Transcribe all of the material below word for word and leave out its pictures.

- [Material]:
=-=-=-=-=

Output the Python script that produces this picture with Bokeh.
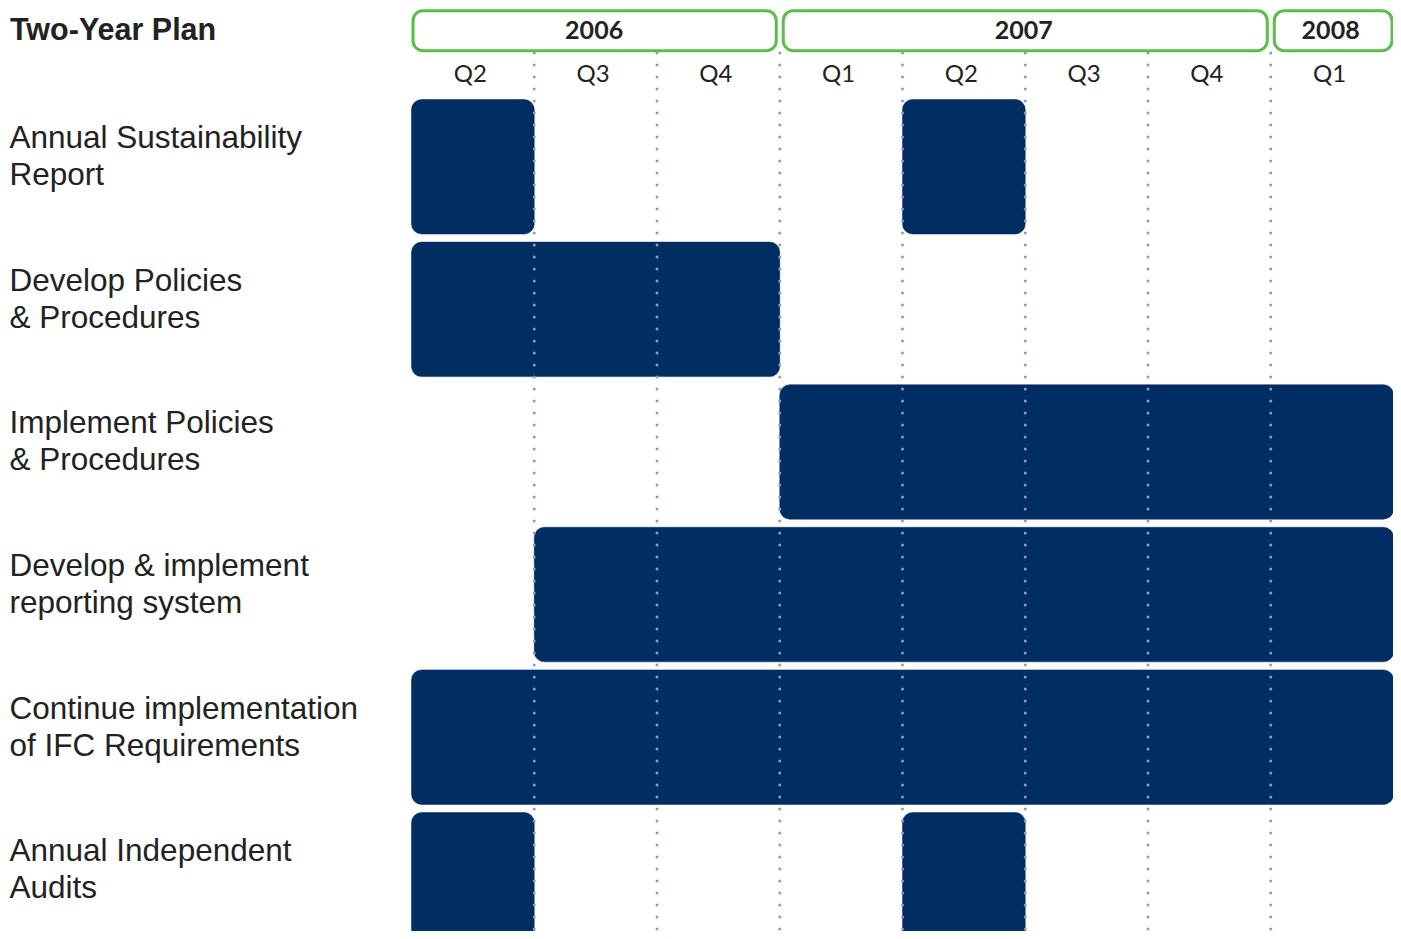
from bokeh.plotting import figure
from bokeh.models import Range1d, ColumnDataSource
from bokeh.core.properties import value
from bokeh.embed import file_html
from bokeh.resources import INLINE

# ---------------- data ----------------
title = "Two-Year Plan"
years = ["2006", "2007", "2008"]
year_quarter_counts = [3, 4, 1]
quarter_labels = ["Q2", "Q3", "Q4", "Q1", "Q2", "Q3", "Q4", "Q1"]

task_line1 = ["Annual Sustainability", "Develop Policies", "Implement Policies",
              "Develop & implement", "Continue implementation", "Annual Independent"]
task_line2 = ["Report", "& Procedures", "& Procedures",
              "reporting system", "of IFC Requirements", "Audits"]

bar_task = [0, 0, 1, 2, 3, 4, 5, 5]
bar_start = [0, 4, 0, 3, 1, 0, 0, 4]
bar_end = [1, 5, 3, 8, 8, 8, 1, 5]

# ---------------- layout constants (pixels) ----------------
W, H = 1393, 931
Q0 = 411.0          # x of first quarter start
QW = 122.75         # pixel width of a quarter
ROW0 = 166.25       # y of first row centre
PITCH = 142.6       # pixel row pitch
BAR_H = 134.5
TXT_SHIFT = 0.36    # baseline correction (fraction of font size)

def xd(px):
    return (px - Q0) / QW

def yd(py):
    return (py - ROW0) / PITCH

def ybase(py, size):
    return yd(py - TXT_SHIFT * size)

NAVY = "#002D62"
GREEN = "#5BBD4A"
GRID = "#8F9AC8"
TXT = "#222222"

p = figure(width=W, height=H, output_backend="svg", toolbar_location=None,
           x_range=Range1d(xd(0), xd(W)),
           y_range=Range1d(yd(H), yd(0)),
           min_border=0)
p.axis.visible = False
p.xgrid.visible = False
p.ygrid.visible = False
p.outline_line_color = None
p.background_fill_color = "white"
p.border_fill_color = "white"

# ---------------- bars ----------------
half = BAR_H / 2 / PITCH
bars = ColumnDataSource(dict(
    left=bar_start, right=bar_end,
    top=[t - half for t in bar_task],
    bottom=[t + half for t in bar_task],
))
p.quad(left="left", right="right", top="top", bottom="bottom", source=bars,
       fill_color=NAVY, line_color=NAVY, line_width=0.5, border_radius=10)

# ---------------- dotted quarter gridlines ----------------
n_q = len(quarter_labels)
gx = list(range(1, n_q))
p.segment(x0=gx, x1=gx, y0=[yd(52.5)] * len(gx), y1=[yd(930)] * len(gx),
          line_color=GRID, line_width=3, line_dash="0 12", line_cap="round")

# ---------------- year boxes ----------------
starts = []
acc = 0
for c in year_quarter_counts:
    starts.append(acc)
    acc += c
ends = [s + c for s, c in zip(starts, year_quarter_counts)]
inner, outer = 3.5 / QW, 1.5 / QW
box_l = [s + (outer if s == 0 else inner) for s in starts]
box_r = [e - (outer if e == n_q else inner) for e in ends]
p.quad(left=box_l, right=box_r, top=[yd(10.2)] * 3, bottom=[yd(50.2)] * 3,
       fill_color="white", line_color=GREEN, line_width=3, border_radius=10)
p.text(x=[(s + e) / 2 - 1.5 / QW for s, e in zip(starts, ends)],
       y=[ybase(38, 25)] * 3, text=years,
       text_font=value("Lato"), text_font_size="25px", text_font_style="bold",
       text_color=TXT, text_align="center", text_baseline="alphabetic")

# ---------------- quarter labels ----------------
p.text(x=[i + 0.5 - 2.5 / QW for i in range(n_q)], y=[ybase(81, 24)] * n_q,
       text=quarter_labels,
       text_font=value("Lato"), text_font_size="24px",
       text_color=TXT, text_align="center", text_baseline="alphabetic")

# ---------------- title ----------------
p.text(x=[xd(9.5)], y=[ybase(39, 30.5)], text=[title],
       text_font=value("Liberation Sans"), text_font_size="30.5px",
       text_font_style="bold", text_color=TXT, text_baseline="alphabetic")

# ---------------- task labels ----------------
rows = list(range(len(task_line1)))
FS = 31.5
p.text(x=[xd(9)] * len(rows),
       y=[ybase(ROW0 + r * PITCH - 18.25, FS) for r in rows], text=task_line1,
       text_font=value("Liberation Sans"), text_font_size=f"{FS}px",
       text_color=TXT, text_baseline="alphabetic")
p.text(x=[xd(9)] * len(rows),
       y=[ybase(ROW0 + r * PITCH + 18.75, FS) for r in rows], text=task_line2,
       text_font=value("Liberation Sans"), text_font_size=f"{FS}px",
       text_color=TXT, text_baseline="alphabetic")

open("out.html", "w").write(file_html(p, INLINE))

=-=-=-=-=

- [Response]:
Output the Python script that produces this picture with Bokeh.
from bokeh.plotting import figure
from bokeh.models import Range1d, ColumnDataSource
from bokeh.core.properties import value
from bokeh.embed import file_html
from bokeh.resources import INLINE

# ---------------- data ----------------
title = "Two-Year Plan"
years = ["2006", "2007", "2008"]
year_quarter_counts = [3, 4, 1]
quarter_labels = ["Q2", "Q3", "Q4", "Q1", "Q2", "Q3", "Q4", "Q1"]

task_line1 = ["Annual Sustainability", "Develop Policies", "Implement Policies",
              "Develop & implement", "Continue implementation", "Annual Independent"]
task_line2 = ["Report", "& Procedures", "& Procedures",
              "reporting system", "of IFC Requirements", "Audits"]

bar_task = [0, 0, 1, 2, 3, 4, 5, 5]
bar_start = [0, 4, 0, 3, 1, 0, 0, 4]
bar_end = [1, 5, 3, 8, 8, 8, 1, 5]

# ---------------- layout constants (pixels) ----------------
W, H = 1393, 931
Q0 = 411.0          # x of first quarter start
QW = 122.75         # pixel width of a quarter
ROW0 = 166.25       # y of first row centre
PITCH = 142.6       # pixel row pitch
BAR_H = 134.5
TXT_SHIFT = 0.36    # baseline correction (fraction of font size)

def xd(px):
    return (px - Q0) / QW

def yd(py):
    return (py - ROW0) / PITCH

def ybase(py, size):
    return yd(py - TXT_SHIFT * size)

NAVY = "#002D62"
GREEN = "#5BBD4A"
GRID = "#8F9AC8"
TXT = "#222222"

p = figure(width=W, height=H, output_backend="svg", toolbar_location=None,
           x_range=Range1d(xd(0), xd(W)),
           y_range=Range1d(yd(H), yd(0)),
           min_border=0)
p.axis.visible = False
p.xgrid.visible = False
p.ygrid.visible = False
p.outline_line_color = None
p.background_fill_color = "white"
p.border_fill_color = "white"

# ---------------- bars ----------------
half = BAR_H / 2 / PITCH
bars = ColumnDataSource(dict(
    left=bar_start, right=bar_end,
    top=[t - half for t in bar_task],
    bottom=[t + half for t in bar_task],
))
p.quad(left="left", right="right", top="top", bottom="bottom", source=bars,
       fill_color=NAVY, line_color=NAVY, line_width=0.5, border_radius=10)

# ---------------- dotted quarter gridlines ----------------
n_q = len(quarter_labels)
gx = list(range(1, n_q))
p.segment(x0=gx, x1=gx, y0=[yd(52.5)] * len(gx), y1=[yd(930)] * len(gx),
          line_color=GRID, line_width=3, line_dash="0 12", line_cap="round")

# ---------------- year boxes ----------------
starts = []
acc = 0
for c in year_quarter_counts:
    starts.append(acc)
    acc += c
ends = [s + c for s, c in zip(starts, year_quarter_counts)]
inner, outer = 3.5 / QW, 1.5 / QW
box_l = [s + (outer if s == 0 else inner) for s in starts]
box_r = [e - (outer if e == n_q else inner) for e in ends]
p.quad(left=box_l, right=box_r, top=[yd(10.2)] * 3, bottom=[yd(50.2)] * 3,
       fill_color="white", line_color=GREEN, line_width=3, border_radius=10)
p.text(x=[(s + e) / 2 - 1.5 / QW for s, e in zip(starts, ends)],
       y=[ybase(38, 25)] * 3, text=years,
       text_font=value("Lato"), text_font_size="25px", text_font_style="bold",
       text_color=TXT, text_align="center", text_baseline="alphabetic")

# ---------------- quarter labels ----------------
p.text(x=[i + 0.5 - 2.5 / QW for i in range(n_q)], y=[ybase(81, 24)] * n_q,
       text=quarter_labels,
       text_font=value("Lato"), text_font_size="24px",
       text_color=TXT, text_align="center", text_baseline="alphabetic")

# ---------------- title ----------------
p.text(x=[xd(9.5)], y=[ybase(39, 30.5)], text=[title],
       text_font=value("Liberation Sans"), text_font_size="30.5px",
       text_font_style="bold", text_color=TXT, text_baseline="alphabetic")

# ---------------- task labels ----------------
rows = list(range(len(task_line1)))
FS = 31.5
p.text(x=[xd(9)] * len(rows),
       y=[ybase(ROW0 + r * PITCH - 18.25, FS) for r in rows], text=task_line1,
       text_font=value("Liberation Sans"), text_font_size=f"{FS}px",
       text_color=TXT, text_baseline="alphabetic")
p.text(x=[xd(9)] * len(rows),
       y=[ybase(ROW0 + r * PITCH + 18.75, FS) for r in rows], text=task_line2,
       text_font=value("Liberation Sans"), text_font_size=f"{FS}px",
       text_color=TXT, text_baseline="alphabetic")

open("out.html", "w").write(file_html(p, INLINE))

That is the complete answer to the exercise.